Consider this context...Ron Berger, our 2024 Summer Institute opening Keynote Speaker, says:
“When a student finishes her schooling and goes on to adult life, she will be judged for the rest of her life not by standardized test scores, but by two things . . . by the quality of her character and the quality of her work. Imagine what school would be, if the focus of school . . . was creating meaningful, valuable, beautiful, important work. Work that matters in the world.”
Ron believes that “beautiful work” can be done in any subject area. But what about a rigorous subject like Advanced Placement (AP) Calculus? Read on to see how Upper Arlington High School and Tremont Elementary teachers are designing “meaningful, valuable, beautiful, important work” with their students.
When UAHS AP Calculus teachers asked their students at the end of the 2022-2023 school year, “What was the best thing that happened this year?” a common answer was, “When we got to work with the 3rd and 4th graders at Tremont Elementary.”
This work began as an end-of-year, short-term activity involving high school AP calculus students reading and performing stories from the Sir Cumference book series for elementary students after the AP Calculus test was completed. Both high school and elementary students enjoyed the experience very much.
But how could the participating teachers turn this engaging activity into “beautiful and important work”? When your students, enrolled in highly rigorous courses, tell you how much they enjoyed sharing their knowledge with younger students, great teachers decide to figure out how they can do more of it!
This year’s “beautiful work” is being designed by Brian Chandler (AP Calculus, UAHS), Beth McInnerny (AP Calculus, UAHS), Kendall Skelskey (3rd Grade, Tremont), and Angie Wright (4th grade, Tremont).
The design process began with a commitment of the school district to provide release time at the beginning of the 2023-2024 school year for the high school and elementary teachers to plan together. The plan has evolved into a year-long collaboration between the high school and elementary teachers and students, with additional planning time provided for the teachers as needed.

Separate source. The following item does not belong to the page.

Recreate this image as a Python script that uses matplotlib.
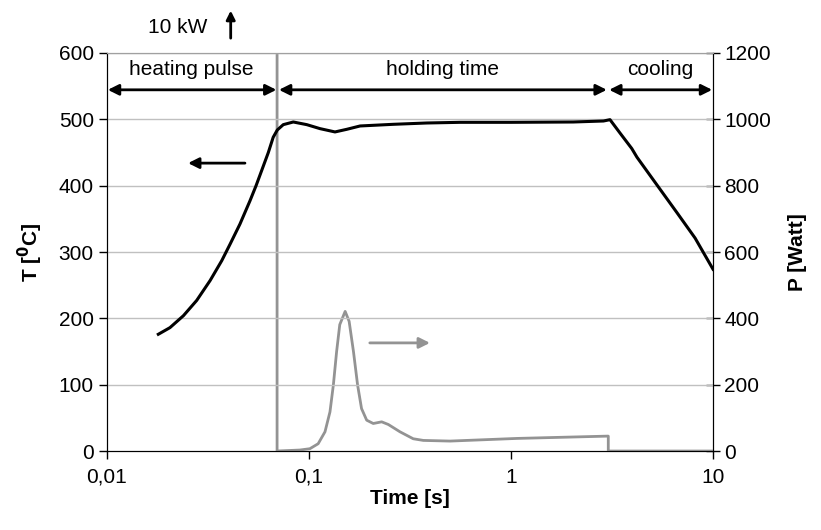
import numpy as np
import matplotlib
matplotlib.use("Agg")
import matplotlib.pyplot as plt

plt.rcParams['font.family'] = ['Liberation Sans', 'DejaVu Sans']

# Temperature curve (left axis)
t_time = [0.01795, 0.0205, 0.0239, 0.0278, 0.0324, 0.0370, 0.0407, 0.0455, 0.0510,
          0.0547, 0.0585, 0.0629, 0.0665, 0.0697, 0.0746, 0.0836, 0.0975, 0.1133,
          0.1345, 0.154, 0.179, 0.261, 0.383, 0.560, 1.0, 2.03, 2.87, 3.09,
          3.47, 3.96, 4.2, 5.28, 6.64, 8.15, 10.0]
t_vals = [176, 186, 204, 227, 257, 287, 312, 342, 377,
          400, 424, 450, 473, 484, 492, 496, 492, 486,
          481, 485, 490, 492.5, 494.5, 495.5, 495.5, 496, 497.5, 499.5,
          479, 456, 443, 401, 359, 321, 274]

# Power curve (right axis)
p_time = [0.0695, 0.0695, 0.0901, 0.101, 0.111, 0.120, 0.127, 0.132, 0.137, 0.142,
          0.151, 0.158, 0.166, 0.174, 0.182, 0.193, 0.208, 0.229, 0.247, 0.282,
          0.328, 0.368, 0.499, 1.07, 3.03, 3.03, 10.0]
p_vals = [1200, 0, 3, 7, 22, 58, 118, 199, 300, 381,
          421, 391, 300, 199, 128, 93, 83, 88, 80, 58,
          37, 32, 30, 38, 45, 0, 0]

x_ticks = [0.01, 0.1, 1, 10]
x_labels = ['0,01', '0,1', '1', '10']
t_ticks = [0, 100, 200, 300, 400, 500, 600]
p_ticks = [0, 200, 400, 600, 800, 1000, 1200]

fs = 15
fig = plt.figure(figsize=(8.21, 5.30), dpi=100)
ax = fig.add_axes([0.1303, 0.149, 0.7382, 0.751])
ax2 = ax.twinx()

ax.set_xscale('log')
ax.set_xlim(0.01, 10)
ax.set_ylim(0, 600)
ax2.set_ylim(0, 1200)

for y in t_ticks[1:]:
    ax.axhline(y, color='#c0c0c0', lw=1.0, zorder=0)

ax2.plot(p_time, p_vals, color='#939393', lw=2.0, zorder=3, solid_joinstyle='round')
ax.plot(t_time, t_vals, color='black', lw=2.2, zorder=4, solid_joinstyle='round')
ax.set_zorder(ax2.get_zorder() + 1)
ax.patch.set_visible(False)

ax.set_xticks(x_ticks)
ax.set_xticklabels(x_labels)
ax.xaxis.set_minor_locator(matplotlib.ticker.NullLocator())
ax.set_yticks(t_ticks)
ax2.set_yticks(p_ticks)

ax.tick_params(axis='both', labelsize=fs, direction='out', length=6, width=1, colors='black')
ax.tick_params(axis='x', pad=6)
ax2.tick_params(axis='y', labelsize=fs, direction='inout', length=10, width=1, pad=3)

for a in (ax, ax2):
    a.spines['top'].set_color('#a0a0a0')
    a.spines['left'].set_color('black')
    a.spines['right'].set_color('black')
    a.spines['bottom'].set_color('black')

ax.set_xlabel('Time [s]', fontsize=fs, fontweight='bold', labelpad=2)
ax.set_ylabel('T [$\\mathbf{^0}$C]', fontsize=fs, fontweight='bold', labelpad=10)
ax2.set_ylabel('P [Watt]', fontsize=fs, fontweight='bold', labelpad=12)

# Phase annotations
ya = 544.5
arrowprops = dict(arrowstyle='<|-|>', color='black', lw=2, mutation_scale=16, shrinkA=0, shrinkB=0)
ax.annotate('', xy=(0.0101, ya), xytext=(0.0690, ya), arrowprops=arrowprops)
ax.annotate('', xy=(0.0710, ya), xytext=(2.98, ya), arrowprops=arrowprops)
ax.annotate('', xy=(3.06, ya), xytext=(9.9, ya), arrowprops=arrowprops)
ax.text(0.0262, 575, 'heating pulse', ha='center', va='center', fontsize=fs)
ax.text(0.46, 575, 'holding time', ha='center', va='center', fontsize=fs)
ax.text(5.47, 575, 'cooling', ha='center', va='center', fontsize=fs)

# Curve indicator arrows
ax.annotate('', xy=(0.0252, 434), xytext=(0.0482, 434),
            arrowprops=dict(arrowstyle='-|>', color='black', lw=2, mutation_scale=16, shrinkA=0, shrinkB=0))
ax.annotate('', xy=(0.397, 163), xytext=(0.200, 163),
            arrowprops=dict(arrowstyle='-|>', color='#939393', lw=2, mutation_scale=16, shrinkA=0, shrinkB=0))

# 10 kW marker
fig.text(0.253, 0.949, '10 kW', ha='right', va='center', fontsize=fs)
fig.patches.append(matplotlib.patches.FancyArrowPatch((0.281, 0.928), (0.281, 0.980),
                   transform=fig.transFigure, arrowstyle='-|>', mutation_scale=13,
                   color='black', lw=2, shrinkA=0, shrinkB=0))

fig.savefig('out.png', dpi=100)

The goals of the work include:
Reinforcing math curriculum standards for elementary and high school students;
Building positive relationships among students;
Enhancing math appreciation for both elementary and high school learners;
Combating the trend that 3rd grade is when many students stop viewing themselves as “math people”;
Developing leadership skills in high school and elementary students;
Enhancing resilience in students who can be OK with struggle—“having fun while doing something hard;”
Nurturing divergent thinkers; and
Creating educational experiences that demonstrate and support characteristics listed in the Upper Arlington Schools “Profile of an Engaged Learner.”
In the next several weeks, high school and elementary students will create and share “get to know you” videos with their new “math buddies.” Their first in-person meeting will be November 20, when the high school students will visit their buddies at Tremont Elementary to share selections from Sir Cumference. Building on their special relationships, the UAHS students will also engage the Tremont students in authentic “math challenges” that reinforce skills and concepts reflected in both the high school and elementary math standards.
Ultimately, the UAHS students and their Tremont buddies will collaborate in developing special math activities for primary students. As “Math Magicians,” they will share their knowledge and enthusiasm with a younger audience—sharing the important message that math can be extremely useful and lots of fun.
Abracadabra—a terrific service-learning initiative has begun! Watch for follow-up articles in future newsletters that will highlight the evolving progress of this partnership, impact on both students and teachers, and lessons learned that can be expanded to other subject areas and grade levels.